The number of LMS providers has spiked. The primary reason for this is the increasing acceptance and demand for e-learning. Organizations understand the value of online, self-paced courseware that they were skeptical of about five years ago. As e-learning grows, the need for platforms through which to launch, consume, track, and report on e-learning grows correspondingly.
When it comes to LMS, a lot of questions come to mind because it is indeed an investment and also a tedious process to set it up. The most crucial question asked is, ‘given the wide variety in providers and feature sets, how does one go about selecting the right system for an enterprise?’
There is a little on-going debate about the steps involved in the selection process of LMS. There is one school of thought that says there are nine steps involved, whereas the other school of thought argues that the process can be completed in six steps. We have decided to go with the best of both worlds and cheery pick the Six Ideal Ways to Evaluate LMS Solutions:
1. The LMS Business Case – Develop & Communicate:
The very first step is to formulate a plan; after all, a goal without a plan is just a wish. And at the heart of that plan must be the objectives. Having a clear understanding of the organization’s L&D is vital to this step. The objective statements should be as:
- Increase sales
- Drive expansion into new markets
- Reduce costs
After these objectives are adequately addressed, start gathering your requirements and big rocks. Your high-level statements should include both your mission & goals that are critical functional requirements. For example, the top 4 Big Rocks for a talent management firm can be:
- Global Capabilities
- Delivery Model
2. Circle down on a Provider & Make Initial Contact to Create a Request for Information (RFI)
By identifying the “big rocks,” your organization can effectively narrow the field of providers that are appropriate for a more in-depth evaluation process. And if you have zeroed in on your unique mix of requirements as mentioned above, you will save your organization precious time and money.

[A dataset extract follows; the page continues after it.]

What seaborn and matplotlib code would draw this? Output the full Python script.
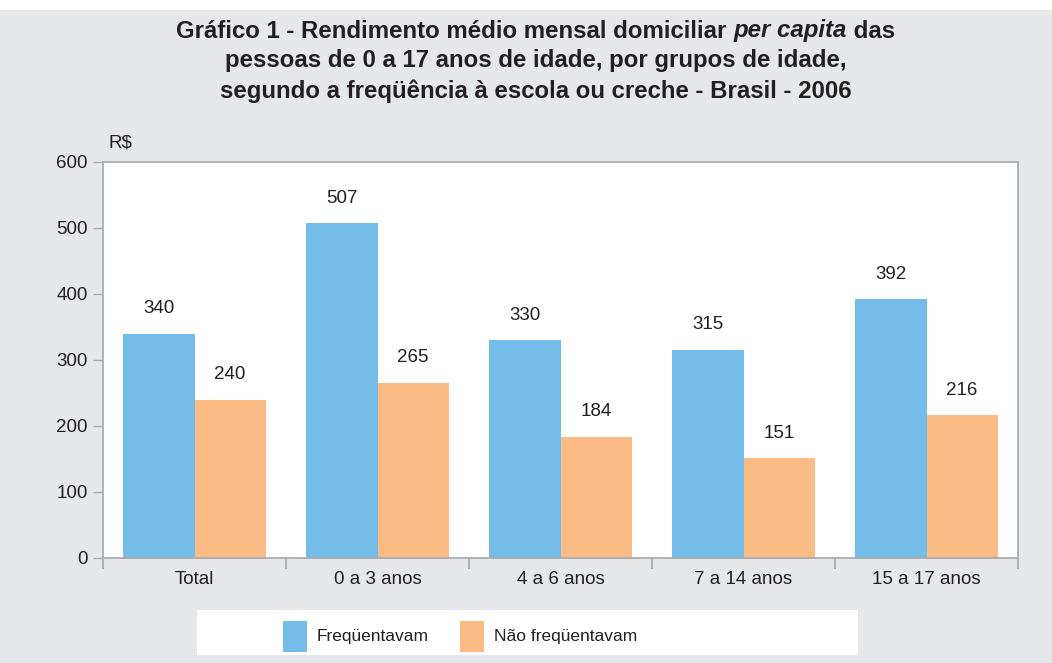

Developing and submitting an RFI to your select group of vendors is the next step. The purpose of the RFI is to get enough information from the vendors to determine if you should spend any more time with them. Include the big rocks or other vendor characteristics that you cannot do without, and ask the vendors to respond as to how they would fulfill each one of your needs. You may need to qualify the vendors on aspects other than product features. You need to ask vendors to be transparent about their cost breakup and/or if they have some hidden costs for particular services you need.
The RFI will help reduce the time you spend with vendors that do not meet your needs. Be very selective—you should not submit the RFI to any more than ten vendors and crowd your options.
3. Develop Detailed Requirements Documentation
Once you have received approval of the business case, it is time to document the detailed requirements and selection criteria you will use to evaluate the shortlisted providers. Process documentation is a useful starting place. Each process step, with inputs and outputs, should represent one (or many) features that you would like to have in a system. We recommend that you identify the features you need to have for the initial deployment separately from the features you will need in subsequent phases of learning and training.
Many providers are feature-rich in some areas and lighter in newly developed or acquired applications. Developing a clear understanding of your immediate and long-term training needs will aid in the evaluation of how a provider’s product roadmap aligns with your roadmap.
4. Evaluate Providers
Organizations usually have multiple stakeholders in the evaluation of the providers’ responses and onsite demonstrations. With numerous perspectives evaluating different aspects of a provider’s submission and information, the evaluation process quickly becomes unwieldy (much like this sentence). Therefore, we highly recommended that you develop an evaluation scorecard for this integral step.
After evaluating them, you need to start scoring these solution providers based on your parameters. It is recommended that team members individually score vendors and then come together to calibrate those scores with each other.
#ProTip: Complete this evaluation before the provider demonstrations begin so that items in question or that require further discussion can be highlighted and addressed when the provider is onsite.
The top 3 providers (as per the evaluation) should be invited onsite so that a thorough overview can be provided about organizational goals, so that you can gauge if selected vendors can support you. The objective is to match providers to your exact requirements, and it is essential to provide them with as much support and context on this as possible.
5. Check Provider References
There is no substitute for a reference. Have the vendor’s LMS solutions added value to organizations similar to yours?
We recommend that organizations interview five customer references from the provider using a standard set of interview questions. It is better to have customer references from organizations of similar size and industry, with common business strategies and use cases as your own.
6. Make Your Informed Recommendation
Now that you have all the information, you need to make a final product selection. Once the team has scored the providers in the intended areas, it is time to make a recommendation to crucial stakeholders. The final summary should include all the feedback—including the information gathered by the procurement department on pre-negotiated pricing, service-level terms, and an analysis of the provider’s financial performance.
You should identify your top two recommendations (just in case contract negotiations with your top provider do not work out). If you discover that more than one vendor will meet your needs, then you will be in an excellent position to select the vendor that gives you the best price.
Organizations are sticking with LMS providers that stay focused on learning—The LMS landscape is being reinvented. Standard functionality is being commoditized, and solution providers are focusing on differentiating their offerings. It’s an excellent time to get customized, value generating LMS solutions in place for your organization.